A core topic was streamlining predictable, low‑controversy items so staff and applicants do not face long waits. Melinda (incoming Economic and Business Development Manager) and other staff described hundreds of administrative design reviews (ADRs) and routine conditional-use permits that typically draw little or no public comment but consume staff time and produce long staff reports. Staff gave examples — single-story rear-yard additions, trellises, small accessory improvements — that could move more quickly through the building permit process if notice and review requirements were narrowed for low‑impact work.

Commissioners and staff discussed options: shorter staff reports for consent-calendar items, clearer thresholds for when a project requires a public hearing, and evaluating whether some routine ADRs can bypass planning review unless neighbors request an elevated review. Clark suggested staff will prepare a focused streamlining proposal after the City Council sets its priorities at a July 15 work session. Several commissioners proposed a subcommittee to work with staff on process ideas; staff cautioned that formal direction and staff resources are needed and suggested bringing a proposal back once City Council priorities are set.

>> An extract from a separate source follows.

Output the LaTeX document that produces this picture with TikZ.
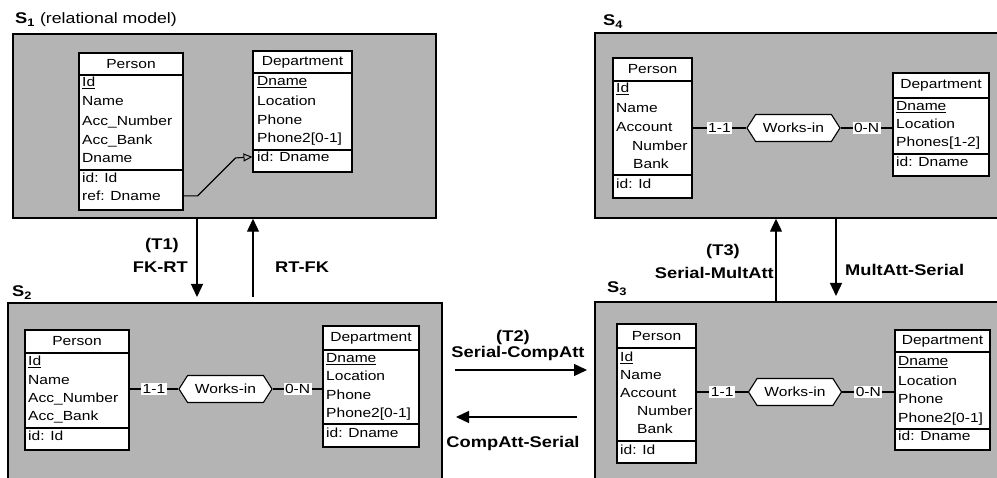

The commission asked staff to provide a longer-range “look-ahead” calendar — a three-month-plus view of upcoming policy items (the Innovation-Based Business ordinance, objective design standards, Hacienda design guidelines and East Pleasanton topics were all mentioned) — to help commissioners balance near-term agendas with strategic review. Commissioners also asked staff to circulate the updated municipal code language defining the commission’s responsibilities.

No formal policy changes or decisions were made. Commissioners and staff agreed to continue the conversation: staff will pursue an initial set of streamlining ideas and return with proposals timed to align with the council work program.